Nun verquickten sich auf Seiten der Hammer die sportliche und die nichtsportliche Niederlage. „Der Zerfall“ heißt Folge 38 bei den „Drombuschs“ und besser lässt sich kaum beschreiben, was nun abging. Hamms schlug eine überharte Gangart an. Yousofzai räumte Ukshini an der eigenen Torauslinie ab, als er ein Sperren des Balles antäuschte und dann mit dem Körper voll in den Mann ging (80.). Pötter ließ weiter laufen, statt den fälligen Platzverweis auszusprechen. Galica bestrafte Sekunden später die Gastgeber auf Vorlage von Steven Wehlow nicht mit der Entscheidung, Graudenz tauchte ab und parierte super (81.). Schirosi, weiterhin am Rande des Platzverweises balancierend, vergab in Unterzahl das unverdiente 2:2 frei vor Sebastian Menzel (86.) – und half danach wenigstens beim Deeskalieren. Yousofzai wollte unbedingt vorzeitig duschen gehen und hatte sich direkt vor der Kosova-Bank ein weiteres überhartes Einsteigen geleistet. Pötter blieb keine andere Wahl: Gelb-Rot (87.). Kosovas Fans meldeten lautstark Gesprächsbedarf an, Schirosi & Co. beuhigten ebenso vorbildlich wie das Schiri-Gespann und die Bank der Gäste, allen voran deren Trainer-Duo Beyer/Brussolo. Christopher Mahrts Notbremse, eine wahre Rasur des eingewechselten Kosovaren Vulnet Sinani mit gestrecktem Bein, ließ die Hammer Spielerfraktion auf dem Feld auf acht Akteure schrumpfen (90.). Deren Chancen auf den Ausgleich in der Nachspielzeit waren so groß wie Sanders Möglichkeiten, seiner durchtriebenen Frau Brigitte (großartig gespielt von Constanze Engelbrecht) ihre Eskapaden nachzuweisen.
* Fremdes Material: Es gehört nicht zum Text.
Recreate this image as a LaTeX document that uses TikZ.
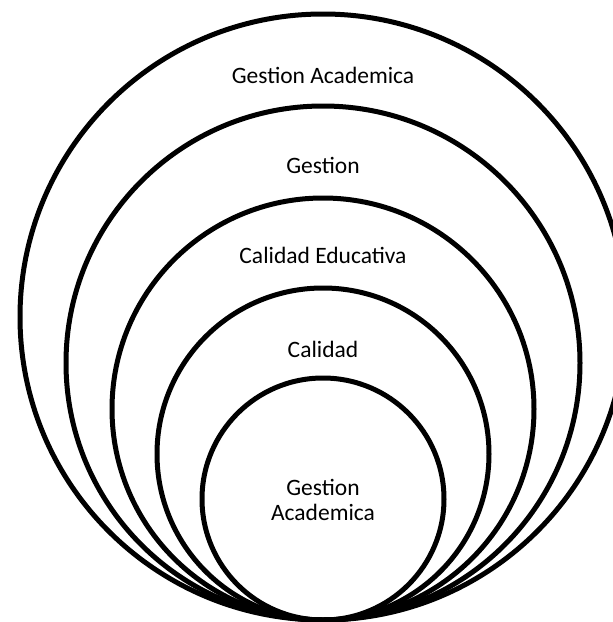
\documentclass[tikz,border=0pt]{standalone}
\usepackage{fontspec}
\setmainfont{Carlito}
\usetikzlibrary{calc}
\tikzset{
  ring/.style={draw=black, line width=5pt},
  lbl/.style={font=\fontsize{23.5}{25}\selectfont, align=center, inner sep=0pt}
}
\begin{document}
\begin{tikzpicture}[x=1pt,y=-1pt]
      \useasboundingbox (0,0) rectangle (613,622);
      \coordinate (base) at (323,620);
      \begin{scope}
        \draw[ring] ($(base)+(0,-303)$) circle (303);
        \draw[ring] ($(base)+(0,-257)$) circle (257);
        \draw[ring] ($(base)+(0,-211)$) circle (211);
        \draw[ring] ($(base)+(0,-166)$) circle (166);
        \draw[ring] ($(base)+(0,-121)$) circle (121);
      \end{scope}
      \draw
        (323,75) node[lbl] (ga){Gestion Academica}
        (323,165) node[lbl] (g){Gestion}
        (323,255) node[lbl] (ce){Calidad Educativa}
        (323,349) node[lbl] (c){Calidad}
        (323,500) node[lbl] (inner){Gestion\\Academica};
    \end{tikzpicture}
\end{document}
Hamms Trainer Uli Schulz wollte „eine Niederlage durch zwei Fehlpässe von uns“ und ein „in der ersten Halbzeit gutes Spiel meiner Mannschaft" gesehen haben, bemängelte zudem „die Kartenverteilung am Anfang des Spiels“, als der Unparteiische zwei Gästespielern hätte Gelb zeigen können. Zudem verwies Schulz – verständlich – „auf unsere Verletzungssorgen“. Nicht mal gewechselt hatte er, nur drei Feldspieler befanden sich auf der Bank. Kosovas Trainer Thorsten Beyer lag mit seiner Analyse näher am Spielgeschehen. „Bis auf eine Chance haben wir in der ersten Hälfte nichts zugelassen. Danach haben wir es in der zweiten Halbzeit 20 Minuten nicht gut gemacht, da hat man den Willen bei uns nicht gesehen. Gegen Ende wurde es wieder besser und wir haben verdient gewonnen. Der Gegner hat sich etwas über Gebühr gewehrt. Wir wollen nun mindestens Zweiter werden“, erklärte Beyer. Bleibt seine Mannschaft so hungrig, ist das drin – und damit der Aufstieg in die Eliteklasse des Hamburger Amateurfußballs.
Hamm United darf sich dafür an Folge 39 orientieren, die die „Drombuschs“ beendete. Auf den „Zerfall“ folgte zum Abschluss „Der Aufbruch“. Hoffentlich in eine Restspielzeit, in denen Feldverweise eine Nebenrolle spielen und dramaturgisch der Aufstiegskampf im Zentrum des Geschehens steht. Die wahre Qualität einer Serie erkennt der Betrachter nicht an einer schlechten Episode. Bitte am Happy End arbeiten. Fußballerisch!